Ainsi, les opérateurs peuvent plus facilement combiner plusieurs porteuses sur des fréquences licenciées et des fréquences libres dans un même service en direction d’une application spécifique (streaming vidéo par exemple) pour offrir des bandes passantes jusqu’à 1Go/s. Ces techniques sont semblables à celles qui pour les micro-ordinateurs permettaient aux processeurs des PC (les GPU multi cœur ou les DSP spécialisés) de mieux gérer les graphiques 3D ou la haute définition.

Grace à des capacités enrichies de versatilité, les smartphones restent donc au cœur de la Mobile Economy mais ils doivent s’adapter et s’ouvrir, quitte a concurrencer les wearables sur certains aspects. Ils incorporent donc une plus grande variété de capteurs dans leurs MCU : de positionnement (GPS), de communication (Bluetooth (BLE) et Wi-Fi), de lumière, de proximité, (pour les lunettes), de son, de mouvement et de direction, d’environnement (température, humidité…), biométriques (battements du cœur, empreintes…), etc.

Les principales sociétés fabricants de MCU pour les wearables sont Qualcomm, STMicro (utilisés pas FitBit), Silicon Labs, Cypress (pour le MiBand de Xiaomi), Atmel, Texas Instrument, NXP, etc. A noter le fabricant français de semi-conducteur Soitec, qui revient de loin, et semble maintenant surfer sur la vague des composants à faible consommation grâce à sa technologie de semi-conducteurs FD SOI. Concurrente directe de la technologie FinFET d’Intel, cette technologie est plus consommatrice en énergie et moins bien adaptée aux composants de l’IoT. FD SOI a été adoptée par la société américaine Global Foundries, deuxième plus important fondeur de semi-conducteurs dans le monde après TSMC.
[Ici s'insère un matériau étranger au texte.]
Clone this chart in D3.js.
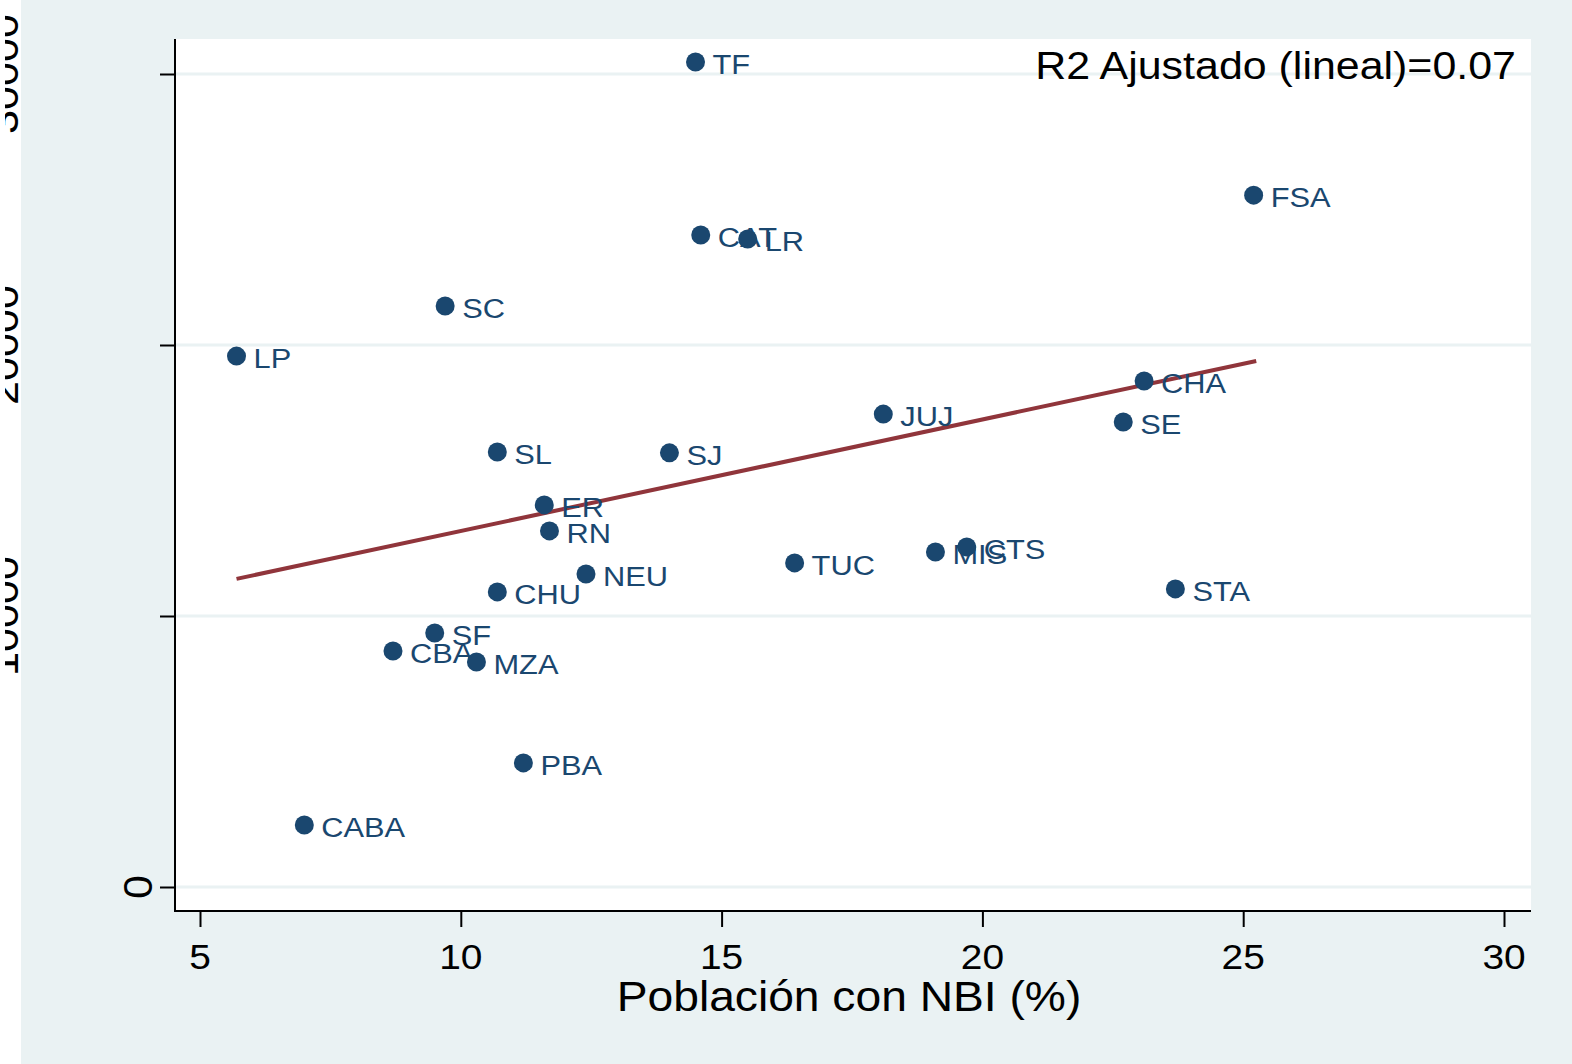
<!DOCTYPE html>
<html>
<head>
<meta charset="utf-8">
<script src="https://cdn.jsdelivr.net/npm/d3@7"></script>
<style>
  body { margin: 0; background: #ffffff; }
  svg { display: block; font-family: "Liberation Sans", Arial, sans-serif; }
</style>
</head>
<body>
<div id="chart"></div>
<script>
// Data
var provincias = ["TF", "FSA", "CAT", "LR", "SC", "LP", "CHA", "JUJ", "SE", "SL", "SJ", "ER",
                  "RN", "MIS", "CTS", "TUC", "NEU", "STA", "CHU", "SF", "CBA", "MZA", "PBA", "CABA"];
var nbi = [14.5, 25.2, 14.6, 15.5, 9.7, 5.7, 23.1, 18.1, 22.7, 10.7, 14.0, 11.6,
           11.7, 19.1, 19.7, 16.4, 12.4, 23.7, 10.7, 9.5, 8.7, 10.3, 11.2, 7.0];
var valor = [30440, 25530, 24060, 23910, 21440, 19590, 18670, 17450, 17160, 16050, 16020, 14100,
             13140, 12360, 12550, 11960, 11550, 11000, 10890, 9370, 8710, 8300, 4580, 2290];
var fitX = [5.7, 25.25];
var fitY = [11370, 19410];
var xTicks = [5, 10, 15, 20, 25, 30];
var yTicks = [0, 10000, 20000, 30000];
var r2Text = "R2 Ajustado (lineal)=0.07";
var xTitle = "Población con NBI (%)";

var W = 1572, H = 1064;
var plot = {left: 175, right: 1531, top: 39, bottom: 911};
var navy = "#1a476f", maroon = "#90353b", bg = "#eaf2f3";
var stretch = 1.08;

var svg = d3.select("#chart")
  .append("svg")
    .attr("width", W)
    .attr("height", H);

// the picture is cut a few pixels in from the left edge
svg.append("clipPath").attr("id", "cut")
  .append("rect").attr("x", 5).attr("y", 0).attr("width", W).attr("height", H);

// background, with the thin white strip at the left
svg.append("rect").attr("width", W).attr("height", H).attr("fill", bg);
svg.append("rect").attr("width", 21).attr("height", H).attr("fill", "#ffffff");

// plot region
svg.append("rect")
  .attr("x", plot.left).attr("y", plot.top)
  .attr("width", plot.right - plot.left).attr("height", plot.bottom - plot.top)
  .attr("fill", "#ffffff");

var x = d3.scaleLinear().domain([5, 30]).range([200, 1504]);
var y = d3.scaleLinear().domain([0, 30000]).range([887, 74]);

// gridlines
svg.append("g")
  .selectAll("line")
  .data(yTicks)
  .enter()
  .append("line")
    .attr("x1", plot.left).attr("x2", plot.right)
    .attr("y1", function(d) { return y(d); })
    .attr("y2", function(d) { return y(d); })
    .attr("stroke", bg)
    .attr("stroke-width", 3);

// Y axis
var yAxis = svg.append("g")
  .attr("transform", "translate(" + plot.left + ",0)")
  .call(d3.axisLeft(y).tickValues(yTicks).tickSize(15).tickFormat(""));
yAxis.select(".domain").remove();
yAxis.selectAll(".tick line").attr("stroke", "#000").attr("stroke-width", 2);

svg.append("line")
  .attr("x1", plot.left).attr("x2", plot.left)
  .attr("y1", plot.top).attr("y2", plot.bottom + 1)
  .attr("stroke", "#000").attr("stroke-width", 2);

// rotated y tick labels (the 0 sits next to the axis, the rest at the cut edge)
svg.append("g")
  .attr("clip-path", "url(#cut)")
  .selectAll("text")
  .data(yTicks)
  .enter()
  .append("text")
    .attr("transform", function(d) {
      var bx = d === 0 ? 152 : 18;
      return "translate(" + bx + "," + y(d) + ") rotate(-90) scale(" + stretch + ",1)";
    })
    .attr("text-anchor", "middle")
    .attr("font-size", 40)
    .attr("fill", "#000")
    .text(function(d) { return d; });

// X axis
var xAxis = svg.append("g")
  .attr("transform", "translate(0," + plot.bottom + ")")
  .call(d3.axisBottom(x).tickValues(xTicks).tickSize(16).tickFormat(""));
xAxis.select(".domain").remove();
xAxis.selectAll(".tick line").attr("stroke", "#000").attr("stroke-width", 2);

svg.append("line")
  .attr("x1", plot.left - 1).attr("x2", plot.right)
  .attr("y1", plot.bottom).attr("y2", plot.bottom)
  .attr("stroke", "#000").attr("stroke-width", 2);

svg.append("g")
  .selectAll("text")
  .data(xTicks)
  .enter()
  .append("text")
    .attr("transform", function(d) {
      return "translate(" + x(d) + ",969) scale(" + stretch + ",1)";
    })
    .attr("text-anchor", "middle")
    .attr("font-size", 36)
    .attr("fill", "#000")
    .text(function(d) { return d; });

// X axis title
svg.append("text")
  .attr("transform", "translate(849,1011) scale(1.1,1)")
  .attr("text-anchor", "middle")
  .attr("font-size", 42)
  .attr("fill", "#000")
  .text(xTitle);

// fit line
svg.append("line")
  .attr("x1", x(fitX[0])).attr("y1", y(fitY[0]))
  .attr("x2", x(fitX[1])).attr("y2", y(fitY[1]))
  .attr("stroke", maroon)
  .attr("stroke-width", 4);

// points
var pts = provincias.map(function(p, i) { return {name: p, x: nbi[i], y: valor[i]}; });

svg.append("g")
  .selectAll("circle")
  .data(pts)
  .enter()
  .append("circle")
    .attr("cx", function(d) { return x(d.x); })
    .attr("cy", function(d) { return y(d.y); })
    .attr("r", 9.5)
    .attr("fill", navy);

// point labels
svg.append("g")
  .selectAll("text")
  .data(pts)
  .enter()
  .append("text")
    .attr("transform", function(d) {
      return "translate(" + (x(d.x) + 17) + "," + (y(d.y) + 12) + ") scale(1.1,1)";
    })
    .attr("font-size", 28)
    .attr("fill", navy)
    .text(function(d) { return d.name; });

// R2 note
svg.append("text")
  .attr("transform", "translate(1516,79) scale(1.13,1)")
  .attr("text-anchor", "end")
  .attr("font-size", 38)
  .attr("fill", "#000")
  .text(r2Text);
</script>
</body>
</html>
Pour les montres, Apple utilise ses propres microcontrôleurs mais les montres concurrentes à moindre prix utilisent des microcontrôleurs qui se standardisent et voient leur prix baisser de façon radicale.  Pour Patrick Hankey, analyste chez Medidata, une société qui étudie le marché des capteurs dans la santé, l’un des secteurs de prédilection pour les wearables, il existe aujourd’hui plus de 190 capteurs différents (plus 80 trackeurs) sur le marché proposé par plus de 160 sociétés. L’une des caractéristiques de ce marché des capteurs est que plus de 50% des sociétés qui proposent ces capteurs ont moins de 5 ans d’existence. Il évoque des problèmes de précision, de fiabilité et de certification de ces capteurs, plus particulièrement dans le très règlementé monde de la santé.